Task data:
────────────────────────────────────────
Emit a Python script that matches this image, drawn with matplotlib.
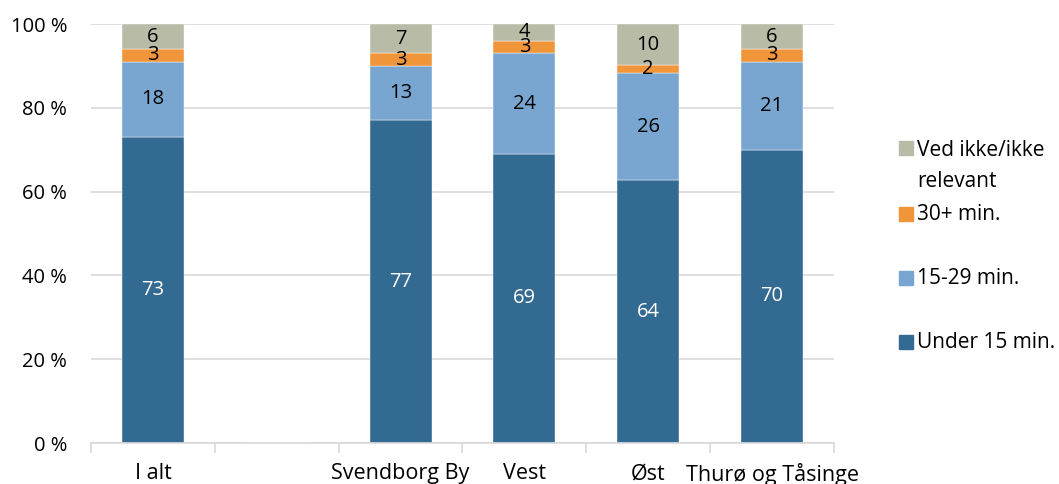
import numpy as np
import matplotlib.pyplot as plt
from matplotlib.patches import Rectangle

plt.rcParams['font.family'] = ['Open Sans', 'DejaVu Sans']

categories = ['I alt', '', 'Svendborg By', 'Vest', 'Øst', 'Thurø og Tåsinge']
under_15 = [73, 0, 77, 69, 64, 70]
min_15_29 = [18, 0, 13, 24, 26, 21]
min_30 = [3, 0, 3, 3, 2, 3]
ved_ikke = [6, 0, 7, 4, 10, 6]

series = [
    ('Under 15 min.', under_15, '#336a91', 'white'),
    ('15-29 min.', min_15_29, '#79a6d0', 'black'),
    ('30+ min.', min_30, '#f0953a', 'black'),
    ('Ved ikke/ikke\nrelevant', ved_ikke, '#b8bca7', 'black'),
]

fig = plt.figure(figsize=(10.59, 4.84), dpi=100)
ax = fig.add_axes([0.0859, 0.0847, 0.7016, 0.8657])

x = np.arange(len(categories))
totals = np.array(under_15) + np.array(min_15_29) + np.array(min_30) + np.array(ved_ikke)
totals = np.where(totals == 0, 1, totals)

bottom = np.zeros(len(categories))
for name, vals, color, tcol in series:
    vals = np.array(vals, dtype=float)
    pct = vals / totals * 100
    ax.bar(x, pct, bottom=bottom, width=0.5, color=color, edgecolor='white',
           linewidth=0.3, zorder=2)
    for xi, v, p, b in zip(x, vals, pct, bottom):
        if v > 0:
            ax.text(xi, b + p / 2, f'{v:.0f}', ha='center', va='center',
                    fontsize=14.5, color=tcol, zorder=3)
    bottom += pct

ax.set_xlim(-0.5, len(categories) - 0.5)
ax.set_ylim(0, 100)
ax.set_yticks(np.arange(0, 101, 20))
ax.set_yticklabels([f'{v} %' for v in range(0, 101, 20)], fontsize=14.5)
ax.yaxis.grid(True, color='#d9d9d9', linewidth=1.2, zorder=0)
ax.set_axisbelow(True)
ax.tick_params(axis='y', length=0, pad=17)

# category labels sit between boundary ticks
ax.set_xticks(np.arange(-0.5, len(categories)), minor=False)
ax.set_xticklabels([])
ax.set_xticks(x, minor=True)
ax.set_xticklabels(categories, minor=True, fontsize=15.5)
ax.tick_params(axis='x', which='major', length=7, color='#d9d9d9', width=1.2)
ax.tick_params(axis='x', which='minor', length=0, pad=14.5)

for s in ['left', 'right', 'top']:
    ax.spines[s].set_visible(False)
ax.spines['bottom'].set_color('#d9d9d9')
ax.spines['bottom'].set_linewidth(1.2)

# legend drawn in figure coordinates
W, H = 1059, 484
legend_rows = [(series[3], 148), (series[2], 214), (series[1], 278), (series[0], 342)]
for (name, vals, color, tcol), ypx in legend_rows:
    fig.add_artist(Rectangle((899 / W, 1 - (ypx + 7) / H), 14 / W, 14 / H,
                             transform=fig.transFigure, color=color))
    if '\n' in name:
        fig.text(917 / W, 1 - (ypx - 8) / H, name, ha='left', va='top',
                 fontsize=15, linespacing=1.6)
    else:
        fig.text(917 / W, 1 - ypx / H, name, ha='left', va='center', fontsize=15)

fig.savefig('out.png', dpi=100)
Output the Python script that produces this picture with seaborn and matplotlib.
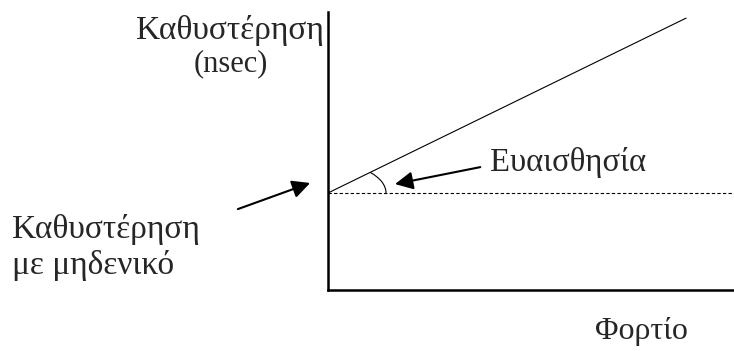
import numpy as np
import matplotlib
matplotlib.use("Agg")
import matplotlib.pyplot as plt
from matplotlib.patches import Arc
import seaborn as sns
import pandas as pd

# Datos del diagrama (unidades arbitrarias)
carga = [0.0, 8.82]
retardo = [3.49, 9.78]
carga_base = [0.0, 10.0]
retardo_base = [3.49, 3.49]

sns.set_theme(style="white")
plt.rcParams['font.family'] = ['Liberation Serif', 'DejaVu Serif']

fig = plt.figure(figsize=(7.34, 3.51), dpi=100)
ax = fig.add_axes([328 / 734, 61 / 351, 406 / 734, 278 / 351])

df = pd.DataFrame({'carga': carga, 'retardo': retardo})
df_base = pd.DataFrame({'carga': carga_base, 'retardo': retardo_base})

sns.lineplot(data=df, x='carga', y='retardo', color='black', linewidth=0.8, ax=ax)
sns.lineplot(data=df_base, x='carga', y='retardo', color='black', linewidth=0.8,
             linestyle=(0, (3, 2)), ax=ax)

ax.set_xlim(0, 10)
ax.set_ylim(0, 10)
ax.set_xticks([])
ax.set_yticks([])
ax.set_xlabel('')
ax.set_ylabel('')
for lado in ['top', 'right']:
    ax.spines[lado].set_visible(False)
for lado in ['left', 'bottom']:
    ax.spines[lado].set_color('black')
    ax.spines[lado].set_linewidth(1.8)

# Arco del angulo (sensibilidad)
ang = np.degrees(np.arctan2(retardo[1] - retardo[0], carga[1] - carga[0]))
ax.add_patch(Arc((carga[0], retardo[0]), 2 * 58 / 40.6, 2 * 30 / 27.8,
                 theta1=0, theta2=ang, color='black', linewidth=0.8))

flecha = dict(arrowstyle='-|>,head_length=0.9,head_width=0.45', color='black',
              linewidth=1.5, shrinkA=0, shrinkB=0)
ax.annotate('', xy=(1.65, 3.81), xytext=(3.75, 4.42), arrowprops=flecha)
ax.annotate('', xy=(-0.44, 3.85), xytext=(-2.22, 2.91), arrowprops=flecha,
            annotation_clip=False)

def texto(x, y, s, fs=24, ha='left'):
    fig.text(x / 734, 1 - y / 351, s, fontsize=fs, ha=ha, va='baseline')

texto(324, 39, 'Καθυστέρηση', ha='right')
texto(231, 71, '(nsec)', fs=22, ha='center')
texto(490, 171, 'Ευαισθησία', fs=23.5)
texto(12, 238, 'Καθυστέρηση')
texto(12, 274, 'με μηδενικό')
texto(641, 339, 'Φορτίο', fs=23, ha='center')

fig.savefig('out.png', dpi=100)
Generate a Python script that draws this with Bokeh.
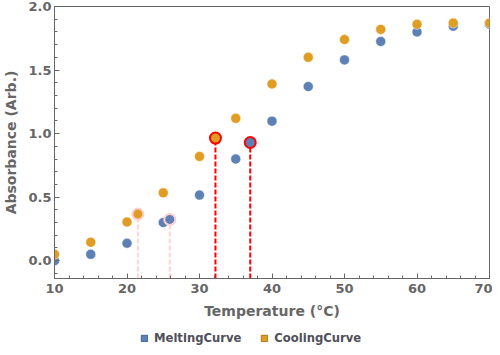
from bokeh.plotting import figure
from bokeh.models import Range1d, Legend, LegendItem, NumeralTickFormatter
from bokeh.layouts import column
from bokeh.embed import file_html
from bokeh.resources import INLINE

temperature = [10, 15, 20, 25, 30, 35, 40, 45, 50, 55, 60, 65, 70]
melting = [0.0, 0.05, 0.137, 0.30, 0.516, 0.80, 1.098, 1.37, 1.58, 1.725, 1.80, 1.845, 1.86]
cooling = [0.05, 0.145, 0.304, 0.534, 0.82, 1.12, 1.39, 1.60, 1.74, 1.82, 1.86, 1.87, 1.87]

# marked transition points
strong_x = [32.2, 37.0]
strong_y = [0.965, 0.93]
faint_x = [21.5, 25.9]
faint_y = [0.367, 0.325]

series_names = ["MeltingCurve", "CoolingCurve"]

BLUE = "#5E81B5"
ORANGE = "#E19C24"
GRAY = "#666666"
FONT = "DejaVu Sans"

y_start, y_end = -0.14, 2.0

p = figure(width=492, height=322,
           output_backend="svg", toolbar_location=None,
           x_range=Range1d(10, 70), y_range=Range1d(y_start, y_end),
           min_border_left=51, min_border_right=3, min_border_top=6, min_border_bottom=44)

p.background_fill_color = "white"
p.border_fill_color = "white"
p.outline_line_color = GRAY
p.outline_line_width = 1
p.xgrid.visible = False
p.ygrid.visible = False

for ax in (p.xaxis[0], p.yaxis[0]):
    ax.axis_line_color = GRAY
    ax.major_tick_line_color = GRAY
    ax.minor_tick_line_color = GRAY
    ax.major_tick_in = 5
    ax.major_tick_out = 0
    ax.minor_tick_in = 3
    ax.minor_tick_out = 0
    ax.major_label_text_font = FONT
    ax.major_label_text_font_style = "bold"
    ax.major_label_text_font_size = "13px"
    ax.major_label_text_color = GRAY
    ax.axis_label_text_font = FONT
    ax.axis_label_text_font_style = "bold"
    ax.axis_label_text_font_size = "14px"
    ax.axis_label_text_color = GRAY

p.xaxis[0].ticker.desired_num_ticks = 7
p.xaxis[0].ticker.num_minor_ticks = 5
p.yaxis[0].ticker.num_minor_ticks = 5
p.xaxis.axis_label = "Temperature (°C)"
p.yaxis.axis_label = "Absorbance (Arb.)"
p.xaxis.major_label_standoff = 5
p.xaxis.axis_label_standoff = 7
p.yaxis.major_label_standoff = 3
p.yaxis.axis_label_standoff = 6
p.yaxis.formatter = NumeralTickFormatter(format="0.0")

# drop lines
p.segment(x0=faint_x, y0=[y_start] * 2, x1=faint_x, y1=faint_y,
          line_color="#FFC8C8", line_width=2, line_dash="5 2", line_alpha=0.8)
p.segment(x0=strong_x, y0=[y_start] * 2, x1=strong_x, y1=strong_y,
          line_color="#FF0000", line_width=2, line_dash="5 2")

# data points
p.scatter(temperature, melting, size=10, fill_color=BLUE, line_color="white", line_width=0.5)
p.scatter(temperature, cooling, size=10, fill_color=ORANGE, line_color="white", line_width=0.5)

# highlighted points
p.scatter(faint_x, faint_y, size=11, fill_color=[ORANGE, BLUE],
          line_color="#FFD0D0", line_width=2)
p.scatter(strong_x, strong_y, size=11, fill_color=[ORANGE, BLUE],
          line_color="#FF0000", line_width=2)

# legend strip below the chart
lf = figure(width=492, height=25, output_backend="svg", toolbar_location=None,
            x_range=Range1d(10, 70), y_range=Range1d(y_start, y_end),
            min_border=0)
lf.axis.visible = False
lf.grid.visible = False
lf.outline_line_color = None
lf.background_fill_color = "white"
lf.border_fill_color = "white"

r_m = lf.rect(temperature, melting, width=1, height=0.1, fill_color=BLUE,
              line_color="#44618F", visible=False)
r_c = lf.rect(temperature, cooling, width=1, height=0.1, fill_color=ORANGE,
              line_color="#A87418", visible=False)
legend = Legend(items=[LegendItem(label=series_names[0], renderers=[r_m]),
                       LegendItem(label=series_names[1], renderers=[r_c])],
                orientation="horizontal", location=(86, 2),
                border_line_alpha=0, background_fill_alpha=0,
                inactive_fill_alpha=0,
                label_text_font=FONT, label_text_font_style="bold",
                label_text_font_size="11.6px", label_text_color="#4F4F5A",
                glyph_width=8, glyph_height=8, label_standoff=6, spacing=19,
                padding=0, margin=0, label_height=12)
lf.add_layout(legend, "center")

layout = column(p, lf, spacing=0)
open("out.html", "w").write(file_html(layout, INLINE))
────────────────────────────────────────
Set problem:
Skip the pictures. Restate exactly the lines from the start of the entries through the line containing "plt.rcParams['font.family'] = ['Open", both ends included.

Result of this task:
Emit a Python script that matches this image, drawn with matplotlib.
import numpy as np
import matplotlib.pyplot as plt
from matplotlib.patches import Rectangle

plt.rcParams['font.family'] = ['Open Sans', 'DejaVu Sans']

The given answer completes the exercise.